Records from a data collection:
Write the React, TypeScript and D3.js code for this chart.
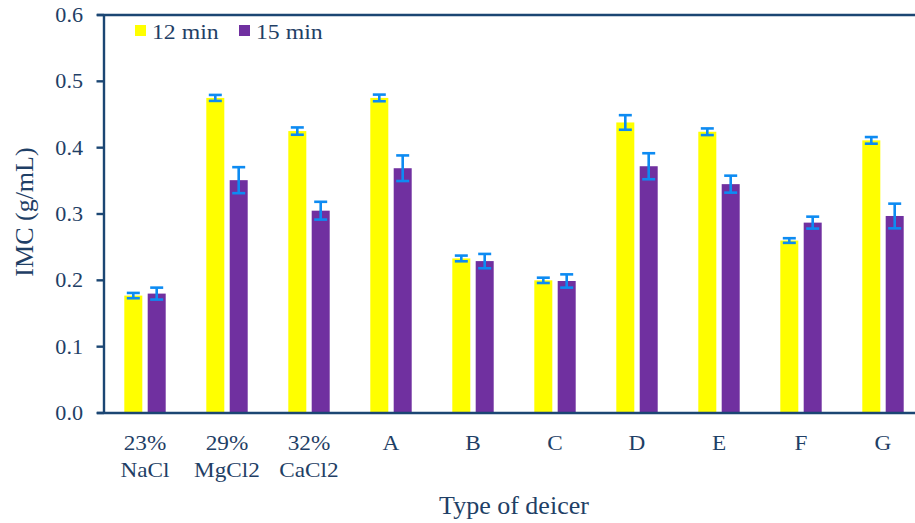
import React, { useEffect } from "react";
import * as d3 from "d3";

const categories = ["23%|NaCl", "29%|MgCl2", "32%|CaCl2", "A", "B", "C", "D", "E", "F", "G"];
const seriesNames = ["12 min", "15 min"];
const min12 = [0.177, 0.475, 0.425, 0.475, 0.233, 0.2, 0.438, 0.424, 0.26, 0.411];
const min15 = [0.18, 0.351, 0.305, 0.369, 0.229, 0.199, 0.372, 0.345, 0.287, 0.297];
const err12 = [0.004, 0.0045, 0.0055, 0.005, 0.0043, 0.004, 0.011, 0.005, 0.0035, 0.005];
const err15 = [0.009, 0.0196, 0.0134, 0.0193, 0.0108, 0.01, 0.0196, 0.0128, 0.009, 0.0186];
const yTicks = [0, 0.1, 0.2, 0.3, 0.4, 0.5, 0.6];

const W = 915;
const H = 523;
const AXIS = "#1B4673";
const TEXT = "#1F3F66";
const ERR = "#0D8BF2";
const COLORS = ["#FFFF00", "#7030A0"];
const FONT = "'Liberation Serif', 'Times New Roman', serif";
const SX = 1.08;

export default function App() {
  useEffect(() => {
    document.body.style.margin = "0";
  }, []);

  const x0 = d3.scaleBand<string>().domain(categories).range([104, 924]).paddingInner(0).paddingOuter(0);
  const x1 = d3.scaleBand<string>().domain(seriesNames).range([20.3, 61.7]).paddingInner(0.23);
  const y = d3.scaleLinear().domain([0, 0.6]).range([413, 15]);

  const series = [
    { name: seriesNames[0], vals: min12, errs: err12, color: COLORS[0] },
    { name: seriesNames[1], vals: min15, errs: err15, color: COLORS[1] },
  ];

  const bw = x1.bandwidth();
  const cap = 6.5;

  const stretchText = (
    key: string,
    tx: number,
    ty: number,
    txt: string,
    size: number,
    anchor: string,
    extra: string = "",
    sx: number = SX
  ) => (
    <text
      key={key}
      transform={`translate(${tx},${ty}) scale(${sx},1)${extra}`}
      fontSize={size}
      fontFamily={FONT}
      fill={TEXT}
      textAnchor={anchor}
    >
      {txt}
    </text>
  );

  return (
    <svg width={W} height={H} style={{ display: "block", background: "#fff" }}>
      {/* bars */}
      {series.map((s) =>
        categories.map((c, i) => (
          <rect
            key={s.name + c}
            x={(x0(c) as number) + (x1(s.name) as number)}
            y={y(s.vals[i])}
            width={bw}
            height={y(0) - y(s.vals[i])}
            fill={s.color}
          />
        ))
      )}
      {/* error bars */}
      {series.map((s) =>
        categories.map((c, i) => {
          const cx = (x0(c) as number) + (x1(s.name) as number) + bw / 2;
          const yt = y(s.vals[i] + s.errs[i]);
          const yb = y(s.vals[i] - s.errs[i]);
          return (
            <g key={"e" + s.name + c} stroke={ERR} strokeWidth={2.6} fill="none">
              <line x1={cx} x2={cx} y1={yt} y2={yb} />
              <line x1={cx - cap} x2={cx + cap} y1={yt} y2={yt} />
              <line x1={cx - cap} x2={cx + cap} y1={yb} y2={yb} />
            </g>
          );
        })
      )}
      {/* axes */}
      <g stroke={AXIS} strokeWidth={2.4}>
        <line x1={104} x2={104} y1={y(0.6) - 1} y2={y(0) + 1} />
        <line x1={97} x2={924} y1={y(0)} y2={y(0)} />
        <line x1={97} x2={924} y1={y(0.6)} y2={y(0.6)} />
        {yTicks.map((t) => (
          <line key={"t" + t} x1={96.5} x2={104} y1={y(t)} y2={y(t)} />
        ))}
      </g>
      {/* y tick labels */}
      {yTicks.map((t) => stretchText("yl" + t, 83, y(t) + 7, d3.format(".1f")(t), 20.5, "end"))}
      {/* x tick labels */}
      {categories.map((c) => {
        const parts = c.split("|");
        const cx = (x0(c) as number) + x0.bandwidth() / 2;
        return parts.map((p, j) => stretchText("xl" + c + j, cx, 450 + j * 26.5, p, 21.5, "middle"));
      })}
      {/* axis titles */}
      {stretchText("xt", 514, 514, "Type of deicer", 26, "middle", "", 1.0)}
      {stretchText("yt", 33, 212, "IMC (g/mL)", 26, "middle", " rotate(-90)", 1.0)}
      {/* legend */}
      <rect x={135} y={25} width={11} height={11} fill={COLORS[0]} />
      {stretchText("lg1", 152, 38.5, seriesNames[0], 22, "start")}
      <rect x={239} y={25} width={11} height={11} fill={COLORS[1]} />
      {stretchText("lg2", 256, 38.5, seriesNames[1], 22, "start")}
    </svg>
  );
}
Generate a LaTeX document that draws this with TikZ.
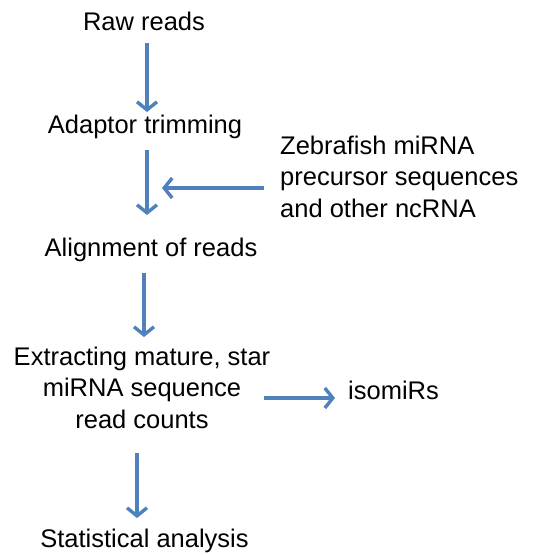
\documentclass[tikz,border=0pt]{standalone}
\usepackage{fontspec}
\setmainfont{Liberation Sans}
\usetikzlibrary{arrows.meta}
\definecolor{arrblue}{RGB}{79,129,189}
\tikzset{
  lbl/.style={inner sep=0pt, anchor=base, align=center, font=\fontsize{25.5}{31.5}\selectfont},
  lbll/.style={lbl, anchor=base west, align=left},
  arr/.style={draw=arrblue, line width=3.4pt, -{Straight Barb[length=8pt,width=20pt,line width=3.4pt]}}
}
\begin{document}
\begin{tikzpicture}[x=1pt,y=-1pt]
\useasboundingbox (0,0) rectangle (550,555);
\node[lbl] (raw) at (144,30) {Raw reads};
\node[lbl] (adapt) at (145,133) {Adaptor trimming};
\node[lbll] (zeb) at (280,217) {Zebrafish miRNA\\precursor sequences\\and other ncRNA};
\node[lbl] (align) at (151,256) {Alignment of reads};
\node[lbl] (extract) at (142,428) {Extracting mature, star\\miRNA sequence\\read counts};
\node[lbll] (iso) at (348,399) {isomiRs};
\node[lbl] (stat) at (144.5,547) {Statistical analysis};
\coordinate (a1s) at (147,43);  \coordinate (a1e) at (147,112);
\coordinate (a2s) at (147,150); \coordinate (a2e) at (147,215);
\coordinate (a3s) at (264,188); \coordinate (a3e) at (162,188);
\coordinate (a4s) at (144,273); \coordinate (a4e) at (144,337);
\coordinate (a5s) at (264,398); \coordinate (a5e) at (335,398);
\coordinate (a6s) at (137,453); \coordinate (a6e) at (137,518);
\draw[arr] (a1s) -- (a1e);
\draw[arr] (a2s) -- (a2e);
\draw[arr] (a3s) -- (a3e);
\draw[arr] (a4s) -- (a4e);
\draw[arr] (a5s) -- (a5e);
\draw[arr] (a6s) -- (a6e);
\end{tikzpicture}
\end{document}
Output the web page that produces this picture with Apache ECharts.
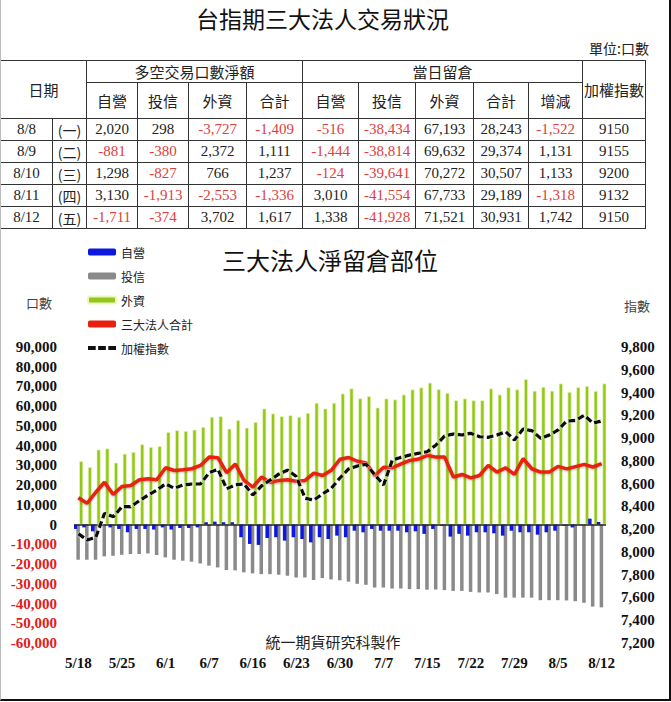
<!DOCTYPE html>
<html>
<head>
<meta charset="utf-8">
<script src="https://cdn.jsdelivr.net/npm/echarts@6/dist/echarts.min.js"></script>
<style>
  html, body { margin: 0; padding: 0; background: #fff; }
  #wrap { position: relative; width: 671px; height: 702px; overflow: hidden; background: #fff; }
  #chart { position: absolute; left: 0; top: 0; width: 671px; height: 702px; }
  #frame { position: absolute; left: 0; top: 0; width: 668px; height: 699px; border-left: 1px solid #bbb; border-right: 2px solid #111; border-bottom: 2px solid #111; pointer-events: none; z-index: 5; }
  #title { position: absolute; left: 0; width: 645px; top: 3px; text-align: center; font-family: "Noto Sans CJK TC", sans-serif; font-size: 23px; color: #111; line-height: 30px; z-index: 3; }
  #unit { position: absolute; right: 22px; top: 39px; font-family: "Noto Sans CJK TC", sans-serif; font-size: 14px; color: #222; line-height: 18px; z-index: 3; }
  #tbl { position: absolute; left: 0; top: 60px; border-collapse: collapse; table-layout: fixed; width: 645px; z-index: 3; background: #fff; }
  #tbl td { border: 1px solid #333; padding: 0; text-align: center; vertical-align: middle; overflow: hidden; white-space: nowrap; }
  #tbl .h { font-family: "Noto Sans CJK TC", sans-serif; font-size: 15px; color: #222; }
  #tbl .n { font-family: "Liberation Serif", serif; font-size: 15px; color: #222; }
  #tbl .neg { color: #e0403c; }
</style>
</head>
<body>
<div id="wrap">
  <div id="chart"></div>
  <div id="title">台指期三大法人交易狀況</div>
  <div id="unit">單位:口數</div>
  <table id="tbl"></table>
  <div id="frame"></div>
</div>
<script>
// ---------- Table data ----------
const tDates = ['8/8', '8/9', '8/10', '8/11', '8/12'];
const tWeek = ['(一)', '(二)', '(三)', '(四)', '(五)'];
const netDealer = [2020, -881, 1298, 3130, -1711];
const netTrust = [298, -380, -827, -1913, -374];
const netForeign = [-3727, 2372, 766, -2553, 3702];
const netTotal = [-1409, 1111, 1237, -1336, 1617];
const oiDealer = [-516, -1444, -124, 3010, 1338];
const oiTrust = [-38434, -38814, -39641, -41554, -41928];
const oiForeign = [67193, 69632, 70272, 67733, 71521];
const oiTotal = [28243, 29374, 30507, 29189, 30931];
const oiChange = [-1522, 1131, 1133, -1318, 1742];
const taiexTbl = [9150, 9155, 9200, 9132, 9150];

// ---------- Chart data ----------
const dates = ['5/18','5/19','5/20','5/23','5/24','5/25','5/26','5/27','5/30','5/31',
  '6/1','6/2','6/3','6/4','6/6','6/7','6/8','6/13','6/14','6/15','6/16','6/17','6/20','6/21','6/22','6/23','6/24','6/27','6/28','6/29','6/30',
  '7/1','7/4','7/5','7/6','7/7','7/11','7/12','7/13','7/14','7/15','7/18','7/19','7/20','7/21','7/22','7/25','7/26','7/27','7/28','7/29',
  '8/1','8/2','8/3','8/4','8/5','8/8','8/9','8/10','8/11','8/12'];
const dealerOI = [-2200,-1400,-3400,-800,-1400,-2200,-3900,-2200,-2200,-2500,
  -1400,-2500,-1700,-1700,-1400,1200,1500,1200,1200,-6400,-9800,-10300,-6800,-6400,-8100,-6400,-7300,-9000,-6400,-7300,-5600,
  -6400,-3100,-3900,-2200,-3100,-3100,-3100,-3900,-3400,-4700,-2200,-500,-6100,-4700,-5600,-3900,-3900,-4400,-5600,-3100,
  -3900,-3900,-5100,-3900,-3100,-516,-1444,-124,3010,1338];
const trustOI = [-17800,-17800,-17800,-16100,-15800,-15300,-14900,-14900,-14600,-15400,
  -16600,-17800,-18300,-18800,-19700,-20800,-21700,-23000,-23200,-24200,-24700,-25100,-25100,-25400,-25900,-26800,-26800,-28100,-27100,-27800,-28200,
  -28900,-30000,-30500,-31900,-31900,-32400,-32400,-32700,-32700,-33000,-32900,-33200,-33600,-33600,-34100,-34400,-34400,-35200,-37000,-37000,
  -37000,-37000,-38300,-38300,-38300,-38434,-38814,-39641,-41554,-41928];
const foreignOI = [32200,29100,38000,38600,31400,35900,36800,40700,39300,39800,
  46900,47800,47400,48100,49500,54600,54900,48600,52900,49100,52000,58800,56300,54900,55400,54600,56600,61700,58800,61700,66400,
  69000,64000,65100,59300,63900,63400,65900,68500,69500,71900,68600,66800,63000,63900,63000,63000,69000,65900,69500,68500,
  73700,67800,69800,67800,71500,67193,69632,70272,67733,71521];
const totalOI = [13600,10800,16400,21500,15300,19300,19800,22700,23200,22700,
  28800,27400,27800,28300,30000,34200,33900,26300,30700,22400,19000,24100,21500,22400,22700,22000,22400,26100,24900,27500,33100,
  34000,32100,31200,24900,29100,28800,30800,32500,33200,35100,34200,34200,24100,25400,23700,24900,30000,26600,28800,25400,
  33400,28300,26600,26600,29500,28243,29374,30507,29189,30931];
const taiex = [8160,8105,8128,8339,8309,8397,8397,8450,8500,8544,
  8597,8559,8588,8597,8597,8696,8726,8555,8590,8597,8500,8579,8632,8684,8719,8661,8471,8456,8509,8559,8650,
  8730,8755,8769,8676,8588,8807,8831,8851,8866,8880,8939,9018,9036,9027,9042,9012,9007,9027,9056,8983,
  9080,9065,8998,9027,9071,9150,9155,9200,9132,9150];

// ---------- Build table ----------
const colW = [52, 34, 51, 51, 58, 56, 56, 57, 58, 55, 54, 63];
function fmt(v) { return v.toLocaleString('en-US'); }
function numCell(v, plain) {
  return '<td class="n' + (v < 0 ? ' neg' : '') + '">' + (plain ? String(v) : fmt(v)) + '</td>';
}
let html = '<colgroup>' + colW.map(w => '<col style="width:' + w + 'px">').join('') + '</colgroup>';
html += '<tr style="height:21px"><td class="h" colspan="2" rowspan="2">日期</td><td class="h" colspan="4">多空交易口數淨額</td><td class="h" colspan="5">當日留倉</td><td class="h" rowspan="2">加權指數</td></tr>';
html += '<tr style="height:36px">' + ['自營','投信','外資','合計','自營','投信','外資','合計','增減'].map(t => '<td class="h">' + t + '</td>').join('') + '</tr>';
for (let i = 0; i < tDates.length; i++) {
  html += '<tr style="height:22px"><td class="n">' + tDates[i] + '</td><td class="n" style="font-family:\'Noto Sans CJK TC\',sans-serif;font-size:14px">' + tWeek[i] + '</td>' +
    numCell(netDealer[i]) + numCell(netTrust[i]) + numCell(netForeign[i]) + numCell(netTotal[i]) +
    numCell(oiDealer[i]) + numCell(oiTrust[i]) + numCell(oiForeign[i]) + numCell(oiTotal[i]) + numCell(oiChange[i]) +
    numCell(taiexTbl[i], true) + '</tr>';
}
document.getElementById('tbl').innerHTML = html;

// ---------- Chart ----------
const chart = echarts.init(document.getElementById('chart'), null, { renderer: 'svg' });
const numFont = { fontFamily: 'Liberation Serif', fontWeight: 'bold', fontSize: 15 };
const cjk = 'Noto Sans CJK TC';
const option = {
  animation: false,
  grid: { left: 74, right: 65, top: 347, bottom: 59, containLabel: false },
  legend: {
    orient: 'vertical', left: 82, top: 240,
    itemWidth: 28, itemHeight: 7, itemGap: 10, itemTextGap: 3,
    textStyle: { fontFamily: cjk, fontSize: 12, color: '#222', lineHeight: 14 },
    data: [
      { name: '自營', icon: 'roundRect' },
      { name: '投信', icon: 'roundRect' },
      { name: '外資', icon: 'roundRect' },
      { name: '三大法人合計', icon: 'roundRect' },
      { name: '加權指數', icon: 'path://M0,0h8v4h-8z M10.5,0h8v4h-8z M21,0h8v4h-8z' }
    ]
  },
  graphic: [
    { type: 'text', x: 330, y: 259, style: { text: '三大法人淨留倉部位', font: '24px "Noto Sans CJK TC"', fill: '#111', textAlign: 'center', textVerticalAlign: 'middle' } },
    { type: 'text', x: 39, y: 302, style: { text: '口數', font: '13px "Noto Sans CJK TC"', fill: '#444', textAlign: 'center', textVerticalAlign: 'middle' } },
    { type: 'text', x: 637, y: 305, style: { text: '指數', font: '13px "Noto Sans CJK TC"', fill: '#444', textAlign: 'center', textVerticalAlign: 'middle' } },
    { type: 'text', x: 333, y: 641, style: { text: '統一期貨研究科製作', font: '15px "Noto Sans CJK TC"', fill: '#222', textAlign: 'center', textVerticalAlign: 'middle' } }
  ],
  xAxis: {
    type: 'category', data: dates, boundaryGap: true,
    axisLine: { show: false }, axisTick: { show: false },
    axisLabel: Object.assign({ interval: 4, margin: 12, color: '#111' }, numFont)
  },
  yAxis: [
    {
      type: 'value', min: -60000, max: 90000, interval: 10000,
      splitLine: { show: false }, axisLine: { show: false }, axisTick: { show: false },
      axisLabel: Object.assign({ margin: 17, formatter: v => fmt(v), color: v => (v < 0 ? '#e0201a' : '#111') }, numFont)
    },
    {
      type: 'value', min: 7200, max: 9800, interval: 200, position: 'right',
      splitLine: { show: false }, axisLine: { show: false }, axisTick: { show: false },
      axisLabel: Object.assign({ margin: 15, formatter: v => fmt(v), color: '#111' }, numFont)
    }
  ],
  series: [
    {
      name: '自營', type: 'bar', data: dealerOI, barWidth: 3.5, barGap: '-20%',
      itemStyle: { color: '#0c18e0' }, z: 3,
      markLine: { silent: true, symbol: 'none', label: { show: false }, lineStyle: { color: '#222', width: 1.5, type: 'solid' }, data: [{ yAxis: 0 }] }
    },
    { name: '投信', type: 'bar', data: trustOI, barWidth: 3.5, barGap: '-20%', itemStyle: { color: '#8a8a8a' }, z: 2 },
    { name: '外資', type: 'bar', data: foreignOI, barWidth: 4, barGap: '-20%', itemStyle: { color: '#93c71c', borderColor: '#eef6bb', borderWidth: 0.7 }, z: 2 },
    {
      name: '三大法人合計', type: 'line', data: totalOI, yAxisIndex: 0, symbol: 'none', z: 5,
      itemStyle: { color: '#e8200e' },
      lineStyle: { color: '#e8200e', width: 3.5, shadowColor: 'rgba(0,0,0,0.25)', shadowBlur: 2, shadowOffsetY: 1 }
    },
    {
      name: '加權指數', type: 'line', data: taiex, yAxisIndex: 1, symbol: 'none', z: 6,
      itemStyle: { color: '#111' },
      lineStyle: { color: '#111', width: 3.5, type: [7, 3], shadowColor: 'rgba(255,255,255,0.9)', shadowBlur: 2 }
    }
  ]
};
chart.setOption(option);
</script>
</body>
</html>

Task brief → Leave out every picture, then retype exactly the lines from the one containing "Output the web" through the one containing "const taiexTbl = [9150, 9155, 9200, 9132, 9150];".

The answer →
Output the web page that produces this picture with Apache ECharts.
<!DOCTYPE html>
<html>
<head>
<meta charset="utf-8">
<script src="https://cdn.jsdelivr.net/npm/echarts@6/dist/echarts.min.js"></script>
<style>
  html, body { margin: 0; padding: 0; background: #fff; }
  #wrap { position: relative; width: 671px; height: 702px; overflow: hidden; background: #fff; }
  #chart { position: absolute; left: 0; top: 0; width: 671px; height: 702px; }
  #frame { position: absolute; left: 0; top: 0; width: 668px; height: 699px; border-left: 1px solid #bbb; border-right: 2px solid #111; border-bottom: 2px solid #111; pointer-events: none; z-index: 5; }
  #title { position: absolute; left: 0; width: 645px; top: 3px; text-align: center; font-family: "Noto Sans CJK TC", sans-serif; font-size: 23px; color: #111; line-height: 30px; z-index: 3; }
  #unit { position: absolute; right: 22px; top: 39px; font-family: "Noto Sans CJK TC", sans-serif; font-size: 14px; color: #222; line-height: 18px; z-index: 3; }
  #tbl { position: absolute; left: 0; top: 60px; border-collapse: collapse; table-layout: fixed; width: 645px; z-index: 3; background: #fff; }
  #tbl td { border: 1px solid #333; padding: 0; text-align: center; vertical-align: middle; overflow: hidden; white-space: nowrap; }
  #tbl .h { font-family: "Noto Sans CJK TC", sans-serif; font-size: 15px; color: #222; }
  #tbl .n { font-family: "Liberation Serif", serif; font-size: 15px; color: #222; }
  #tbl .neg { color: #e0403c; }
</style>
</head>
<body>
<div id="wrap">
  <div id="chart"></div>
  <div id="title">台指期三大法人交易狀況</div>
  <div id="unit">單位:口數</div>
  <table id="tbl"></table>
  <div id="frame"></div>
</div>
<script>
// ---------- Table data ----------
const tDates = ['8/8', '8/9', '8/10', '8/11', '8/12'];
const tWeek = ['(一)', '(二)', '(三)', '(四)', '(五)'];
const netDealer = [2020, -881, 1298, 3130, -1711];
const netTrust = [298, -380, -827, -1913, -374];
const netForeign = [-3727, 2372, 766, -2553, 3702];
const netTotal = [-1409, 1111, 1237, -1336, 1617];
const oiDealer = [-516, -1444, -124, 3010, 1338];
const oiTrust = [-38434, -38814, -39641, -41554, -41928];
const oiForeign = [67193, 69632, 70272, 67733, 71521];
const oiTotal = [28243, 29374, 30507, 29189, 30931];
const oiChange = [-1522, 1131, 1133, -1318, 1742];
const taiexTbl = [9150, 9155, 9200, 9132, 9150];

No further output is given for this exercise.